In fact, the truth of the "feminine" power is rather more extraordinary than that which can be expressed with spoken language, or that which can be placed value upon. It is by nature mysterious and intangible. Like the yin and yang, it can be found in everything. Including men and including the weather. Would we as women deny the "masculinity" that we often feel?
These are just names that were given to two sides of the same coin, to the ebb and flow of the waters of life. These waters flow through all of us and waves cross over centuries. Our global consciousness felt it had fermented too long in "masculinity", it had become bitter as even the sweetest pear would after too long in the mouth... so we were thirsty for "femininity". A pear from the other side of the tree. Later, we will wish to become the tree.
Now, in 2018, we take our pear and submerge ourselves in the river beneath the tree, kicking and struggling without quite yet the knowledge of how to swim. We, all creatures and all life, will follow this river until it leads us out to sea. Sometimes floating, sometimes drowning but always moving forwards (and micro cosmically backwards), cyclically.
The ancient “femininity” is not owned by virginity or rape, but by the earnest earth. Through it’s nurturing touch, it heals all creatures as a mother… just as it becomes the lioness when it craves to devour, conquer, protect or play.

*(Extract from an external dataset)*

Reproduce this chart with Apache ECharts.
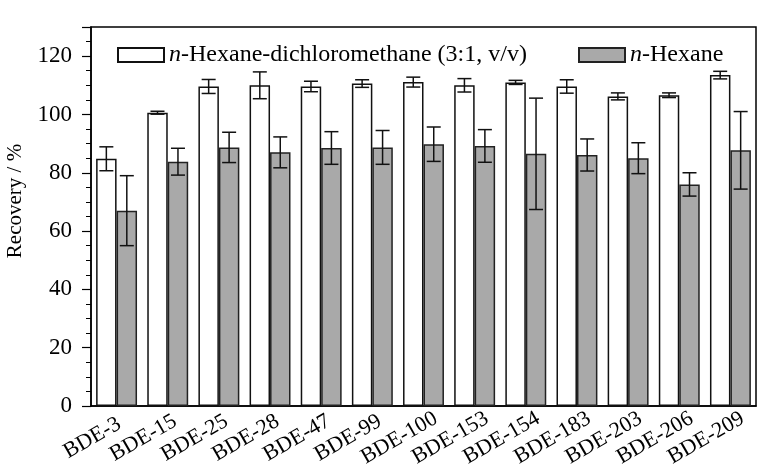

Now, about the Polish women who were so fearless in both their “femininity” and “masculinity”. These are women whose story has happened to become known, but we are all these heros and heroines, in a chorus of ways both subtle and brilliant. Let’s connect.
1. Wanda Rutkiewicz
Wanda Rutkiewicz is a heroine of the Mountains. The first woman to summit K2. The first European woman to summit Everest. Nanga Parbat, Annapurna, Gasherbrum I, Gasherbrum II, Shisha Pangma and Cho Oyu. The list goes on.
This is the kind of lady who the felt her path was to explore the extreme heights of the earth. Time and time again she overcame her own perceived limits and thresholds of fear, pain... Her “Caravan of Dreams” was to be the first woman to summit all 14 of the world’s 8000+ peaks. A task which today has still only been completed by 39 people in the entire world. Many more have died in quest. Wanda disappeared whilst attempting the 3rd highest mountain in the world and her 9th 8000+ peak, Kangchenjunga.
While it may seem to the lowlanders that Wanda had a deathwish; to put your faith in the jaws of death can sometimes be the only way to truly live. Wanda chased life, broke boundaries and defied the false values that had been placed upon masculinity & femininity. The false values placed upon and spoon fed to women and men alike. She could have stayed home, married a banker, had some kids and played along but instead she excavated her own power and let it roll like thunder through the land of giants.
We can all climb out of the shadow of these monoliths and push upwards into the light. One day our bodies will be recycled as these rock faces but while we still walk upon this earth we have unlimited resources of power to call upon from within ourselves and Wanda reminds us of just how much mental and physical strength is left unused and forgotten at the bottom of our packs.